What is expected => Word for word, extract the first line of the records below and each line after it, up to and including the line with "const xTop = [0, 1, 2, 3, 4, 5, 6, 7, 8, 9];". Pictures are left out.

Charts and diagrams as code:
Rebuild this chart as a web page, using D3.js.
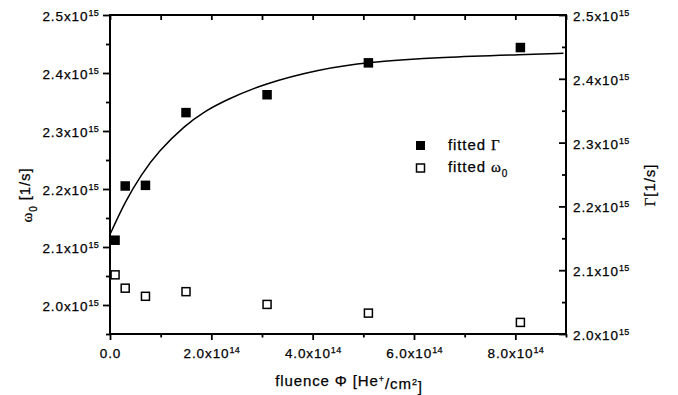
<!DOCTYPE html>
<html>
<head>
<meta charset="utf-8">
<script src="https://cdn.jsdelivr.net/npm/d3@7"></script>
<style>
  html, body { margin: 0; padding: 0; background: #fff; }
  svg { display: block; font-family: "Liberation Sans", Arial, sans-serif; }
  text { stroke: #000; stroke-width: 0.25px; }
</style>
</head>
<body>
<svg id="chart" width="678" height="395"></svg>
<script>
// ---- data (fluence in units of 1e14 He+/cm^2, frequencies in units of 1e15 1/s) ----
const fluence = [0.1, 0.3, 0.7, 1.5, 3.1, 5.1, 8.1];
const gammaFit = [2.147, 2.232, 2.233, 2.347, 2.375, 2.425, 2.449];   // fitted Γ (right axis)
const omegaFit = [2.052, 2.029, 2.015, 2.023, 2.001, 1.986, 1.970];   // fitted ω0 (left axis)
const curveFluence = [0, 0.3, 0.62, 0.95, 1.48, 1.87, 2.27, 3.02, 4.14, 5.06, 6.57, 8.21, 8.95];
const curveGamma   = [2.156, 2.208, 2.250, 2.286, 2.327, 2.349, 2.366, 2.392, 2.415, 2.426, 2.434, 2.438, 2.440];

const xMajor = [0, 2, 4, 6, 8];
const xMajorMant = ["0.0", "2.0x10", "4.0x10", "6.0x10", "8.0x10"];
const xMajorExp = ["", "14", "14", "14", "14"];
const xMinor = [1, 3, 5, 7, 9];
const xTop = [0, 1, 2, 3, 4, 5, 6, 7, 8, 9];

const yLeftMajor = [2.0, 2.1, 2.2, 2.3, 2.4, 2.5];
const yLeftMinor = [1.95, 2.05, 2.15, 2.25, 2.35, 2.45];
const yRightMajor = [2.0, 2.1, 2.2, 2.3, 2.4, 2.5];
const yRightMinor = [2.05, 2.15, 2.25, 2.35, 2.45];
const yMant = ["2.0x10", "2.1x10", "2.2x10", "2.3x10", "2.4x10", "2.5x10"];
const yExp = "15";

// ---- layout ----
const L = 110, R = 566, T = 15, B = 334;
const svg = d3.select("#chart");

const x = d3.scaleLinear().domain([0, 9]).range([L, R]);
const yL = d3.scaleLinear().domain([1.95, 2.5]).range([B, T]);
const yR = d3.scaleLinear().domain([2.0, 2.5]).range([B, T]);

const tickFont = 13.5, tickLS = 0.9;

function supLabels(sel, mant, exp) {
  sel.selectAll("text").each(function(d, i) {
    const t = d3.select(this);
    t.text(null)
     .attr("font-size", tickFont)
     .attr("letter-spacing", tickLS)
     .attr("fill", "#000");
    t.append("tspan").text(mant[i]);
    const e = Array.isArray(exp) ? exp[i] : exp;
    if (e) t.append("tspan").attr("dy", "-0.55em").attr("font-size", 9).attr("letter-spacing", 0.3).text(e);
  });
}

function styleAxis(g) {
  g.select(".domain").remove();
  g.selectAll("line").attr("stroke", "#000").attr("stroke-width", 1.8);
}

// bottom axis
const gB = svg.append("g").attr("transform", `translate(0,${B})`)
  .call(d3.axisBottom(x).tickValues(xMajor).tickSize(6).tickPadding(8).tickFormat((d, i) => xMajorMant[i]));
styleAxis(gB); supLabels(gB, xMajorMant, xMajorExp);
const gBm = svg.append("g").attr("transform", `translate(0,${B})`)
  .call(d3.axisBottom(x).tickValues(xMinor).tickSize(3.5).tickFormat(""));
styleAxis(gBm);

// top axis (inward ticks)
const gT = svg.append("g").attr("transform", `translate(0,${T})`)
  .call(d3.axisTop(x).tickValues(xTop).tickSize(-5).tickFormat(""));
styleAxis(gT);

// left axis
const gL = svg.append("g").attr("transform", `translate(${L},0)`)
  .call(d3.axisLeft(yL).tickValues(yLeftMajor).tickSize(7).tickPadding(4).tickFormat((d, i) => yMant[i]));
styleAxis(gL); supLabels(gL, yMant, yExp);
gL.selectAll("text").attr("dy", "0.4em");
const gLm = svg.append("g").attr("transform", `translate(${L},0)`)
  .call(d3.axisLeft(yL).tickValues(yLeftMinor).tickSize(4).tickFormat(""));
styleAxis(gLm);

// right axis (inward ticks)
const gR = svg.append("g").attr("transform", `translate(${R},0)`)
  .call(d3.axisRight(yR).tickValues(yRightMajor).tickSize(-7).tickPadding(7).tickFormat((d, i) => yMant[i]));
styleAxis(gR); supLabels(gR, yMant, yExp);
gR.selectAll("text").attr("dy", "0.4em");
const gRm = svg.append("g").attr("transform", `translate(${R},0)`)
  .call(d3.axisRight(yR).tickValues(yRightMinor).tickSize(-4).tickFormat(""));
styleAxis(gRm);

// frame
svg.append("rect").attr("x", L).attr("y", T).attr("width", R - L).attr("height", B - T)
  .attr("fill", "none").attr("stroke", "#000").attr("stroke-width", 2);

// fit curve
const line = d3.line().x((d, i) => x(curveFluence[i])).y((d, i) => yR(curveGamma[i])).curve(d3.curveBasis);
svg.append("path").datum(curveGamma).attr("d", line)
  .attr("fill", "none").attr("stroke", "#000").attr("stroke-width", 1.5);

// markers
const s1 = 9.5, s2 = 8;
svg.append("g").selectAll("rect").data(gammaFit).join("rect")
  .attr("x", (d, i) => x(fluence[i]) - s1 / 2).attr("y", d => yR(d) - s1 / 2)
  .attr("width", s1).attr("height", s1).attr("fill", "#000");
svg.append("g").selectAll("rect").data(omegaFit).join("rect")
  .attr("x", (d, i) => x(fluence[i]) - s2 / 2).attr("y", d => yL(d) - s2 / 2)
  .attr("width", s2).attr("height", s2).attr("fill", "#fff").attr("stroke", "#000").attr("stroke-width", 1.5);

// legend
const lg = svg.append("g");
lg.append("rect").attr("x", 416).attr("y", 141).attr("width", 9).attr("height", 9).attr("fill", "#000");
lg.append("rect").attr("x", 416.5).attr("y", 164).attr("width", 8).attr("height", 8)
  .attr("fill", "#fff").attr("stroke", "#000").attr("stroke-width", 1.5);
const t1 = lg.append("text").attr("x", 448).attr("y", 150).attr("font-size", 15).attr("letter-spacing", 0.9);
t1.append("tspan").text("fitted ");
t1.append("tspan").attr("font-family", "'Liberation Serif', serif").text("Γ");
const t2 = lg.append("text").attr("x", 448).attr("y", 172).attr("font-size", 15).attr("letter-spacing", 0.9);
t2.append("tspan").text("fitted ");
t2.append("tspan").attr("font-family", "'Liberation Serif', serif").text("ω");
t2.append("tspan").attr("dy", "0.45em").attr("font-size", 10).text("0");

// axis titles
const xt = svg.append("text").attr("x", 349).attr("y", 386).attr("text-anchor", "middle")
  .attr("font-size", 15).attr("letter-spacing", 0.9);
xt.append("tspan").text("fluence Φ [He");
xt.append("tspan").attr("dy", "-0.5em").attr("font-size", 9).text("+");
xt.append("tspan").attr("dy", "0.5em").text("/cm");
xt.append("tspan").attr("dy", "-0.5em").attr("font-size", 9).text("2");
xt.append("tspan").attr("dy", "0.5em").text("]");

const yt = svg.append("text").attr("transform", "translate(32,195) rotate(-90)")
  .attr("text-anchor", "middle").attr("font-size", 15).attr("letter-spacing", 0.9);
yt.append("tspan").attr("font-family", "'Liberation Serif', serif").text("ω");
yt.append("tspan").attr("dy", "0.45em").attr("font-size", 10).text("0");
yt.append("tspan").attr("dy", "-0.45em").text(" [1/s]");

const yt2 = svg.append("text").attr("transform", "translate(655,185) rotate(-90)")
  .attr("text-anchor", "middle").attr("font-size", 15).attr("letter-spacing", 0.9);
yt2.append("tspan").attr("font-family", "'Liberation Serif', serif").text("Γ");
yt2.append("tspan").text("[1/s]");
</script>
</body>
</html>
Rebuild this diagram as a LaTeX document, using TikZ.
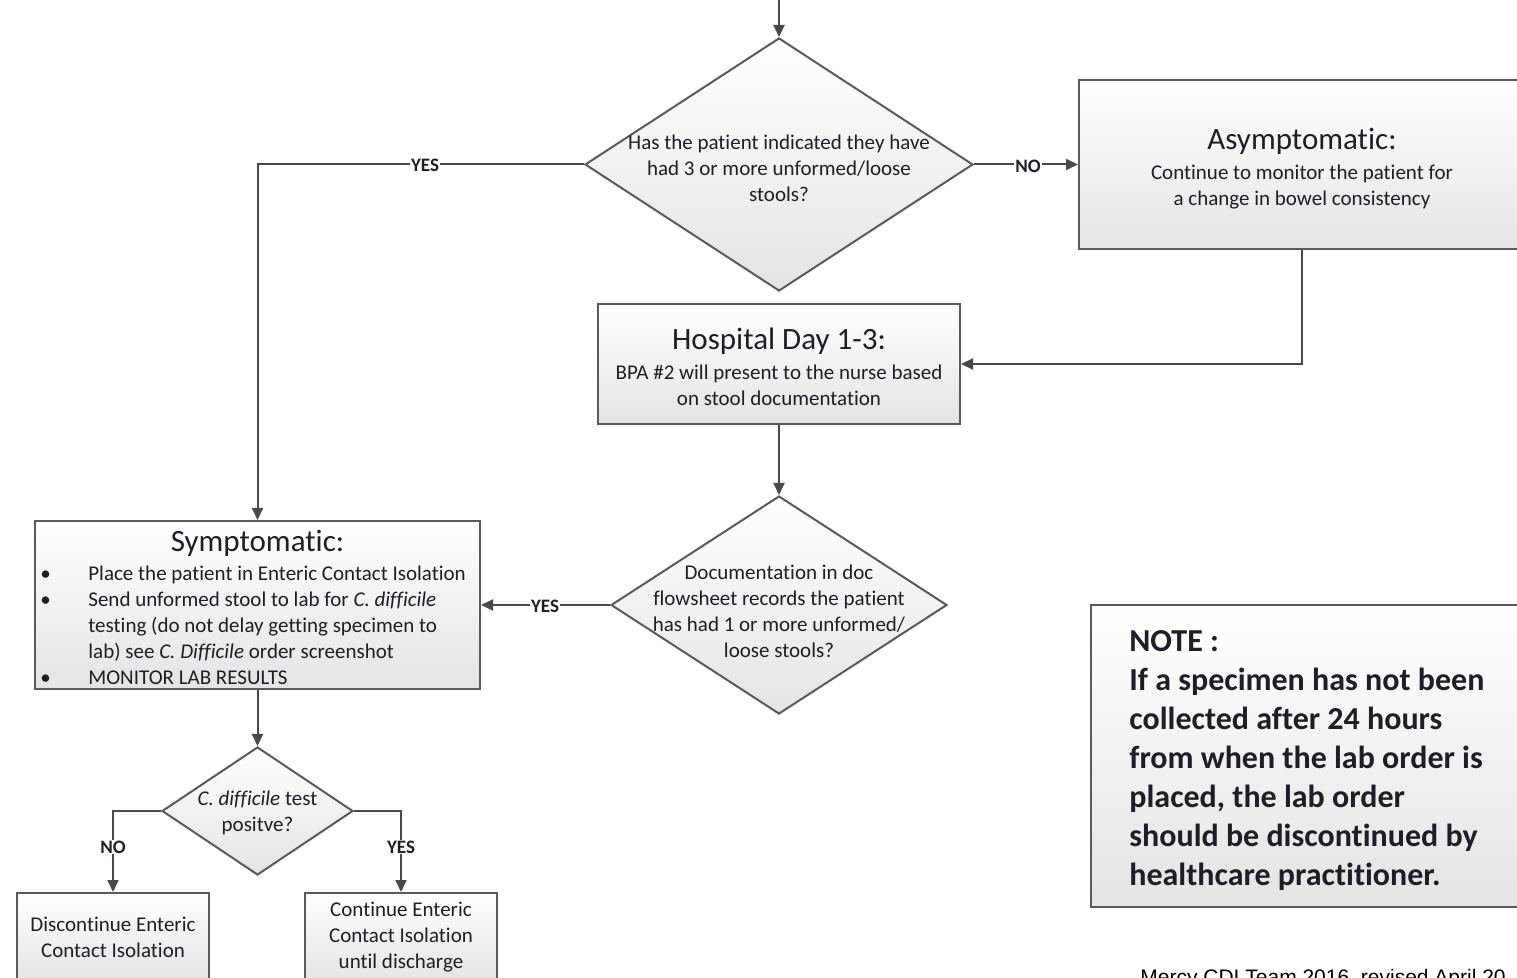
\documentclass[tikz,border=0pt]{standalone}
\usepackage{fontspec}
\setmainfont[Ligatures=NoCommon]{Carlito}
\newfontfamily\arialf{Liberation Sans}
\usetikzlibrary{shapes.geometric,arrows.meta}
\definecolor{bordc}{HTML}{5A5A5A}
\definecolor{linec}{HTML}{4A4A4A}
\definecolor{txtc}{HTML}{1E1E28}
\definecolor{shadec}{HTML}{E4E4E4}
\newcommand{\tfont}{\fontsize{15.5}{18}\selectfont}
\tikzset{
  box/.style={draw=bordc, line width=1pt, top color=white, bottom color=shadec,
    rectangle, align=center, inner sep=0pt, text=txtc},
  dia/.style={draw=bordc, line width=1pt, top color=white, bottom color=shadec,
    diamond, inner sep=0pt},
  dtext/.style={align=center, text=txtc, inner sep=0pt},
  conn/.style={draw=linec, line width=1pt, -{Triangle[length=6pt,width=5.5pt]}},
  lab/.style={fill=white, inner sep=0.6pt, font=\bfseries\fontsize{9.5}{11}\selectfont, text=txtc},
}
\begin{document}
\begin{tikzpicture}[x=0.5pt,y=-0.5pt, font=\fontsize{10.5}{13}\selectfont]
\useasboundingbox (0,0) rectangle (1517,978);
\clip (0,0) rectangle (1517,978);
\fill[white] (0,0) rectangle (1517,978);

% shapes
\node[dia, minimum width=194pt, minimum height=126.5pt] (d1) at (779,164.5) {};
\node[dtext] (d1t) at (779,168) {Has the patient indicated they have\\had 3 or more unformed/loose\\stools?};

\node[box, minimum width=223pt, minimum height=84.5pt] (asym) at (1302,164.5) {};
\node[dtext] (asymt) at (1302,168.5)
  {{\tfont Asymptomatic:}\\[2pt]Continue to monitor the patient for\\a change in bowel consistency};

\node[box, minimum width=181pt, minimum height=60pt] (hosp) at (779,364) {};
\node[dtext] (hospt) at (779,367)
  {{\tfont Hospital Day 1-3:}\\[2pt]BPA \#2 will present to the nurse based\\on stool documentation};

\node[dia, minimum width=168pt, minimum height=109pt] (d2) at (779,605) {};
\node[dtext] (d2t) at (779,611) {Documentation in doc\\flowsheet records the patient\\has had 1 or more unformed/\\loose stools?};

\node[box, minimum width=222.5pt, minimum height=84pt] (symp) at (257.5,605) {};
\node[dtext] (sympt) at (257.5,543) {\tfont Symptomatic:};
\node[anchor=north west, inner sep=0pt, text=txtc, align=left] (sympl) at (40,562)
  {\begin{tabular}{@{}p{24pt}@{}l@{}}
   \textbullet & Place the patient in Enteric Contact Isolation\\
   \textbullet & Send unformed stool to lab for \textit{C. difficile}\\
               & testing (do not delay getting specimen to\\
               & lab) see \textit{C. Difficile} order screenshot\\
   \textbullet & MONITOR LAB RESULTS
   \end{tabular}};

\node[dia, minimum width=95.5pt, minimum height=64pt] (d3) at (257.5,811) {};
\node[dtext] (d3t) at (257.5,813) {\textit{C. difficile} test\\positve?};

\node[box, minimum width=96pt, minimum height=44pt] (disc) at (113,937)
  {Discontinue Enteric\\Contact Isolation};
\node[box, minimum width=96pt, minimum height=44pt] (cont) at (401,937)
  {Continue Enteric\\Contact Isolation\\until discharge};

\node[box, minimum width=217pt, minimum height=151pt] (note) at (1308,756) {};
\node[anchor=west, align=left, inner sep=0pt, text=txtc,
  font=\bfseries\fontsize{16}{19.5}\selectfont] (notet) at (1129,761)
  {NOTE :\\If a specimen has not been\\collected after 24 hours\\from when the lab order is\\placed, the lab order\\should be discontinued by\\healthcare practitioner.};

\node[anchor=base west, inner sep=0pt, text=black, font=\arialf\fontsize{10.5}{12}\selectfont] (foot) at (1140,984)
  {Mercy CDI Team 2016, revised April 20};

% connectors
\coordinate (top) at (779,-4);
\draw[conn] (top) -- (d1.north);
\draw[conn] (d1.west) -| (symp.north);
\draw[conn] (d1.east) -- (asym.west);
\draw[conn] (asym.south) |- (hosp.east);
\draw[conn] (hosp.south) -- (d2.north);
\draw[conn] (d2.west) -- (symp.east);
\draw[conn] (symp.south) -- (d3.north);
\draw[conn] (d3.west) -| (disc.north);
\draw[conn] (d3.east) -| (cont.north);

% labels
\node[lab] (l1) at (425,165) {YES};
\node[lab] (l2) at (1028,166) {NO};
\node[lab] (l3) at (545,606) {YES};
\node[lab] (l4) at (113,847) {NO};
\node[lab] (l5) at (401,847) {YES};
\end{tikzpicture}
\end{document}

Correct output =>
Rebuild this chart as a web page, using D3.js.
<!DOCTYPE html>
<html>
<head>
<meta charset="utf-8">
<script src="https://cdn.jsdelivr.net/npm/d3@7"></script>
<style>
  html, body { margin: 0; padding: 0; background: #fff; }
  svg { display: block; font-family: "Liberation Sans", Arial, sans-serif; }
  text { stroke: #000; stroke-width: 0.25px; }
</style>
</head>
<body>
<svg id="chart" width="678" height="395"></svg>
<script>
// ---- data (fluence in units of 1e14 He+/cm^2, frequencies in units of 1e15 1/s) ----
const fluence = [0.1, 0.3, 0.7, 1.5, 3.1, 5.1, 8.1];
const gammaFit = [2.147, 2.232, 2.233, 2.347, 2.375, 2.425, 2.449];   // fitted Γ (right axis)
const omegaFit = [2.052, 2.029, 2.015, 2.023, 2.001, 1.986, 1.970];   // fitted ω0 (left axis)
const curveFluence = [0, 0.3, 0.62, 0.95, 1.48, 1.87, 2.27, 3.02, 4.14, 5.06, 6.57, 8.21, 8.95];
const curveGamma   = [2.156, 2.208, 2.250, 2.286, 2.327, 2.349, 2.366, 2.392, 2.415, 2.426, 2.434, 2.438, 2.440];

const xMajor = [0, 2, 4, 6, 8];
const xMajorMant = ["0.0", "2.0x10", "4.0x10", "6.0x10", "8.0x10"];
const xMajorExp = ["", "14", "14", "14", "14"];
const xMinor = [1, 3, 5, 7, 9];
const xTop = [0, 1, 2, 3, 4, 5, 6, 7, 8, 9];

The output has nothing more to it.